I hate having my skimming interrupted by "is this the case where this is safe?" type situations.

One can, of course, overdo it - and to what extent it's worth doing it depends on who you expect to be reading it - but it can often be quite handy.

A concrete example:

    this.attrs = { style: {}, ...attrs }

will work fine if the 'attrs' variable is null, because ...<null> is not an error in javascript and expands to nothing ... but I'll still often write

    this.attrs = { style: {}, ...(attrs??{}) }

instead because it makes it clear that the code is allowing the null case deliberately and because it means the person reading it doesn't have to remember that the null case would've worked anyway (and also because my brain finds it weird that the null case does work so it often makes me pause even though I well know it's fine once I stop and think for a second).

smitelli
·
2 hours ago
·
[ - ]

Is that vanilla JavaScript or TypeScript?

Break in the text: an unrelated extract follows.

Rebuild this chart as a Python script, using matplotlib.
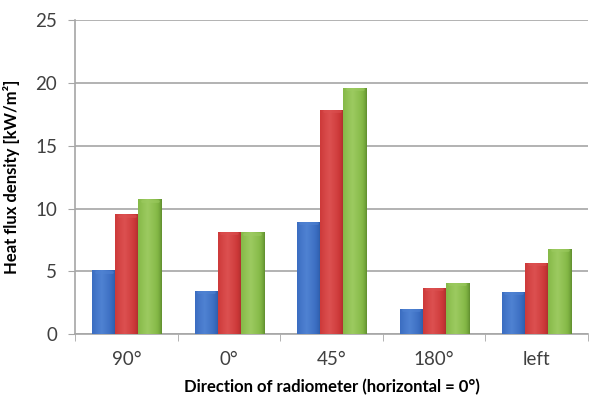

I had always thought that one of the main benefits of TS is that it would probably yell about the first case. (I currently only dabble in the JS world.)

zdragnar
·
8 minutes ago
·
[ - ]

The spread syntax is native to JavaScript. TS wouldn't complain about the first case, because as the parent said, it is a valid operation.

TS only complains about valid operations if there's some potential mistake due to ambiguity, usually when relying on to strong conversions such as adding a string and an array together or some other nonsense.

nubinetwork
·
4 hours ago
·
[ - ]

If I'm using assembly, the entire project is assembly... granted, I don't do any low level programming on modern hardware (anything newer than 586)...

brigade
·
9 hours ago
·
[ - ]

There aren’t many reasons to write an inline asm block that the compiler will elide because of no apparent effects; more likely you screwed up the constraints. If it’s due to ensuring correct memory accesses relative to the compiler, it’s usually better to define appropriate “m” constraints to give the compiler appropriate visibility, or if it’s complex/loopy enough to make that impossible then that is what the “memory” clobber is for, not volatile.

So I strongly disagree with 2 and 3.